— start —
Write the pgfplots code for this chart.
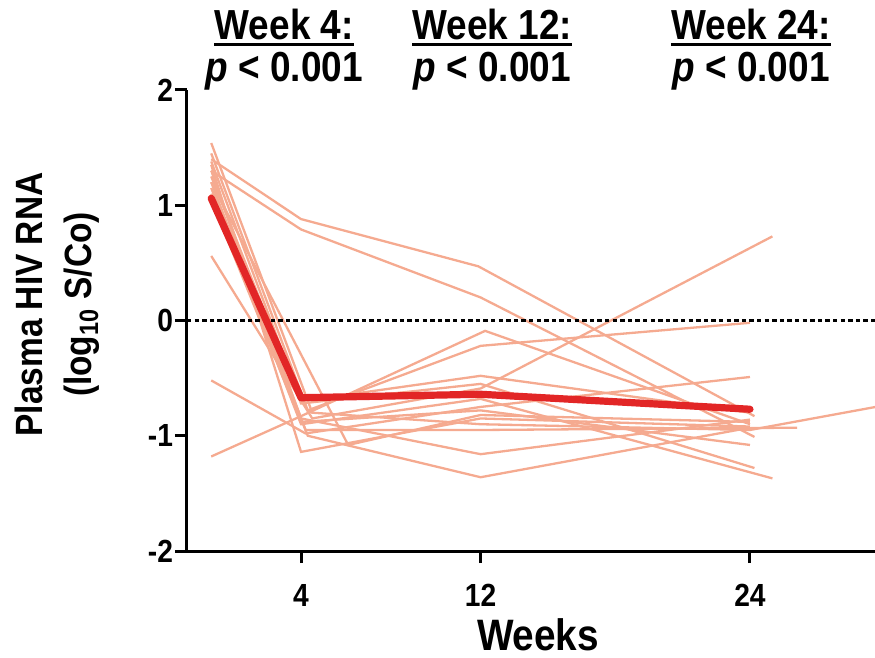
\documentclass[border=0pt]{standalone}
\usepackage{fontspec}
\setmainfont{Liberation Sans}[FakeStretch=0.88]
\usepackage{pgfplots}
\pgfplotsset{compat=1.18}
\definecolor{lite}{RGB}{245,170,144}
\definecolor{meanred}{RGB}{226,38,38}
\begin{document}
\begin{tikzpicture}
\begin{axis}[
 scale only axis, width=344pt, height=230.5pt,
 xmin=-1.08, xmax=29.57, ymin=-2, ymax=2,
 axis x line=bottom, axis y line=left,
 axis line style={-, line width=1.5pt, black},
 xtick={4,12,24}, ytick={-2,-1,0,1,2},
 tick align=outside, major tick length=6pt,
 tick style={line width=1.5pt, black},
 /pgf/number format/assume math mode=true,
 tick label style={font=\fontsize{16}{16}\selectfont\bfseries},
 xticklabel style={yshift=-7pt},
 yticklabel style={xshift=2.5pt},
 xlabel={Weeks},
 xlabel style={font=\fontsize{22}{22}\selectfont\bfseries, at={(axis description cs:0.5,0)}, anchor=base, yshift=-49.5pt, xshift=3.5pt, inner sep=0pt},
 ylabel={Plasma HIV RNA\\(log\textsubscript{10} S/Co)},
 ylabel style={font=\fontsize{19}{24.5}\selectfont\bfseries, align=center, at={(axis description cs:0,0.5)}, anchor=south, yshift=43.5pt, xshift=8pt, inner sep=0pt},
 clip mode=individual,
]
\addplot[lite, line width=1.15pt] coordinates {(0,1.40) (4,0.88) (11.9,0.47) (24.2,-0.83)};
\addplot[lite, line width=1.15pt] coordinates {(0,1.30) (4,0.79) (12,0.20) (24.2,-1.01)};
\addplot[lite, line width=1.15pt] coordinates {(0,-1.18) (4,-0.83) (12.2,-0.09) (24,-0.90)};
\addplot[lite, line width=1.15pt] coordinates {(0,-0.52) (4.2,-0.98) (12,-0.75) (24,-0.49)};
\addplot[lite, line width=1.15pt] coordinates {(0,0.56) (4.5,-0.85) (12,-0.59) (25,0.73)};
\addplot[lite, line width=1.15pt] coordinates {(0,1.45) (4.3,-0.78) (12,-0.22) (24,-0.02)};
\addplot[lite, line width=1.15pt] coordinates {(0,1.25) (4,-0.72) (12,-0.55) (24.2,-1.28)};
\addplot[lite, line width=1.15pt] coordinates {(0,1.35) (4,-1.14) (12,-0.85) (24,-0.92)};
\addplot[lite, line width=1.15pt] coordinates {(0,1.20) (6.1,-1.08) (12,-0.82) (24,-0.88)};
\addplot[lite, line width=1.15pt] coordinates {(0,1.15) (4.3,-1.00) (12,-1.36) (24,-0.93)};
\addplot[lite, line width=1.15pt] coordinates {(0,1.30) (4,-0.85) (12,-1.16) (24,-0.86)};
\addplot[lite, line width=1.15pt] coordinates {(0,1.10) (4,-0.90) (12,-0.68) (25,-1.37)};
\addplot[lite, line width=1.15pt] coordinates {(0,1.54) (4.5,-0.80) (12,-0.90) (24,-0.95) (31,-0.70)};
\addplot[lite, line width=1.15pt] coordinates {(0,1.20) (4.2,-0.95) (12,-0.95) (26.1,-0.93)};
\addplot[lite, line width=1.15pt] coordinates {(0,1.05) (4,-0.88) (12,-0.78) (24,-1.08)};
\addplot[lite, line width=1.15pt] coordinates {(0,1.38) (4,-0.70) (12,-0.48) (24,-0.80)};
\addplot[black, line width=1.1pt, dash pattern=on 2.2pt off 1.6pt] coordinates {(-1.08,0) (29.57,0)};
\addplot[meanred, line width=3.6pt, line cap=round, line join=round] coordinates {(0,1.06) (4,-0.67) (12,-0.64) (24,-0.77)};
\node[anchor=base, inner sep=0pt, font=\fontsize{21}{21}\selectfont\bfseries] (t1) at (axis cs:3.25,2.44) {Week 4:};
\node[anchor=base, inner sep=0pt, font=\fontsize{21}{21}\selectfont\bfseries] (t2) at (axis cs:12.52,2.44) {Week 12:};
\node[anchor=base, inner sep=0pt, font=\fontsize{21}{21}\selectfont\bfseries] (t3) at (axis cs:24.05,2.44) {Week 24:};
\draw[line width=1.5pt] ([yshift=-2.8pt]t1.base west) -- ([yshift=-2.8pt]t1.base east);
\draw[line width=1.5pt] ([yshift=-2.8pt]t2.base west) -- ([yshift=-2.8pt]t2.base east);
\draw[line width=1.5pt] ([yshift=-2.8pt]t3.base west) -- ([yshift=-2.8pt]t3.base east);
\node[anchor=base, inner sep=0pt, font=\fontsize{21}{21}\selectfont\bfseries] at (axis cs:3.25,2.07) {\textit{p} < 0.001};
\node[anchor=base, inner sep=0pt, font=\fontsize{21}{21}\selectfont\bfseries] at (axis cs:12.52,2.07) {\textit{p} < 0.001};
\node[anchor=base, inner sep=0pt, font=\fontsize{21}{21}\selectfont\bfseries] at (axis cs:24.05,2.07) {\textit{p} < 0.001};
\coordinate (bl) at (rel axis cs:0,0);
\coordinate (tr) at (rel axis cs:1,1);
\end{axis}
\pgfresetboundingbox
\path ([xshift=-93.5pt,yshift=-53pt]bl) rectangle ([yshift=45pt]tr);
\end{tikzpicture}
\end{document}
— end —
WHAT IS BEING ASKED: The material above must be printed exactly, with its pictures left out.

EXERCISE RESULT:
Write the pgfplots code for this chart.
\documentclass[border=0pt]{standalone}
\usepackage{fontspec}
\setmainfont{Liberation Sans}[FakeStretch=0.88]
\usepackage{pgfplots}
\pgfplotsset{compat=1.18}
\definecolor{lite}{RGB}{245,170,144}
\definecolor{meanred}{RGB}{226,38,38}
\begin{document}
\begin{tikzpicture}
\begin{axis}[
 scale only axis, width=344pt, height=230.5pt,
 xmin=-1.08, xmax=29.57, ymin=-2, ymax=2,
 axis x line=bottom, axis y line=left,
 axis line style={-, line width=1.5pt, black},
 xtick={4,12,24}, ytick={-2,-1,0,1,2},
 tick align=outside, major tick length=6pt,
 tick style={line width=1.5pt, black},
 /pgf/number format/assume math mode=true,
 tick label style={font=\fontsize{16}{16}\selectfont\bfseries},
 xticklabel style={yshift=-7pt},
 yticklabel style={xshift=2.5pt},
 xlabel={Weeks},
 xlabel style={font=\fontsize{22}{22}\selectfont\bfseries, at={(axis description cs:0.5,0)}, anchor=base, yshift=-49.5pt, xshift=3.5pt, inner sep=0pt},
 ylabel={Plasma HIV RNA\\(log\textsubscript{10} S/Co)},
 ylabel style={font=\fontsize{19}{24.5}\selectfont\bfseries, align=center, at={(axis description cs:0,0.5)}, anchor=south, yshift=43.5pt, xshift=8pt, inner sep=0pt},
 clip mode=individual,
]
\addplot[lite, line width=1.15pt] coordinates {(0,1.40) (4,0.88) (11.9,0.47) (24.2,-0.83)};
\addplot[lite, line width=1.15pt] coordinates {(0,1.30) (4,0.79) (12,0.20) (24.2,-1.01)};
\addplot[lite, line width=1.15pt] coordinates {(0,-1.18) (4,-0.83) (12.2,-0.09) (24,-0.90)};
\addplot[lite, line width=1.15pt] coordinates {(0,-0.52) (4.2,-0.98) (12,-0.75) (24,-0.49)};
\addplot[lite, line width=1.15pt] coordinates {(0,0.56) (4.5,-0.85) (12,-0.59) (25,0.73)};
\addplot[lite, line width=1.15pt] coordinates {(0,1.45) (4.3,-0.78) (12,-0.22) (24,-0.02)};
\addplot[lite, line width=1.15pt] coordinates {(0,1.25) (4,-0.72) (12,-0.55) (24.2,-1.28)};
\addplot[lite, line width=1.15pt] coordinates {(0,1.35) (4,-1.14) (12,-0.85) (24,-0.92)};
\addplot[lite, line width=1.15pt] coordinates {(0,1.20) (6.1,-1.08) (12,-0.82) (24,-0.88)};
\addplot[lite, line width=1.15pt] coordinates {(0,1.15) (4.3,-1.00) (12,-1.36) (24,-0.93)};
\addplot[lite, line width=1.15pt] coordinates {(0,1.30) (4,-0.85) (12,-1.16) (24,-0.86)};
\addplot[lite, line width=1.15pt] coordinates {(0,1.10) (4,-0.90) (12,-0.68) (25,-1.37)};
\addplot[lite, line width=1.15pt] coordinates {(0,1.54) (4.5,-0.80) (12,-0.90) (24,-0.95) (31,-0.70)};
\addplot[lite, line width=1.15pt] coordinates {(0,1.20) (4.2,-0.95) (12,-0.95) (26.1,-0.93)};
\addplot[lite, line width=1.15pt] coordinates {(0,1.05) (4,-0.88) (12,-0.78) (24,-1.08)};
\addplot[lite, line width=1.15pt] coordinates {(0,1.38) (4,-0.70) (12,-0.48) (24,-0.80)};
\addplot[black, line width=1.1pt, dash pattern=on 2.2pt off 1.6pt] coordinates {(-1.08,0) (29.57,0)};
\addplot[meanred, line width=3.6pt, line cap=round, line join=round] coordinates {(0,1.06) (4,-0.67) (12,-0.64) (24,-0.77)};
\node[anchor=base, inner sep=0pt, font=\fontsize{21}{21}\selectfont\bfseries] (t1) at (axis cs:3.25,2.44) {Week 4:};
\node[anchor=base, inner sep=0pt, font=\fontsize{21}{21}\selectfont\bfseries] (t2) at (axis cs:12.52,2.44) {Week 12:};
\node[anchor=base, inner sep=0pt, font=\fontsize{21}{21}\selectfont\bfseries] (t3) at (axis cs:24.05,2.44) {Week 24:};
\draw[line width=1.5pt] ([yshift=-2.8pt]t1.base west) -- ([yshift=-2.8pt]t1.base east);
\draw[line width=1.5pt] ([yshift=-2.8pt]t2.base west) -- ([yshift=-2.8pt]t2.base east);
\draw[line width=1.5pt] ([yshift=-2.8pt]t3.base west) -- ([yshift=-2.8pt]t3.base east);
\node[anchor=base, inner sep=0pt, font=\fontsize{21}{21}\selectfont\bfseries] at (axis cs:3.25,2.07) {\textit{p} < 0.001};
\node[anchor=base, inner sep=0pt, font=\fontsize{21}{21}\selectfont\bfseries] at (axis cs:12.52,2.07) {\textit{p} < 0.001};
\node[anchor=base, inner sep=0pt, font=\fontsize{21}{21}\selectfont\bfseries] at (axis cs:24.05,2.07) {\textit{p} < 0.001};
\coordinate (bl) at (rel axis cs:0,0);
\coordinate (tr) at (rel axis cs:1,1);
\end{axis}
\pgfresetboundingbox
\path ([xshift=-93.5pt,yshift=-53pt]bl) rectangle ([yshift=45pt]tr);
\end{tikzpicture}
\end{document}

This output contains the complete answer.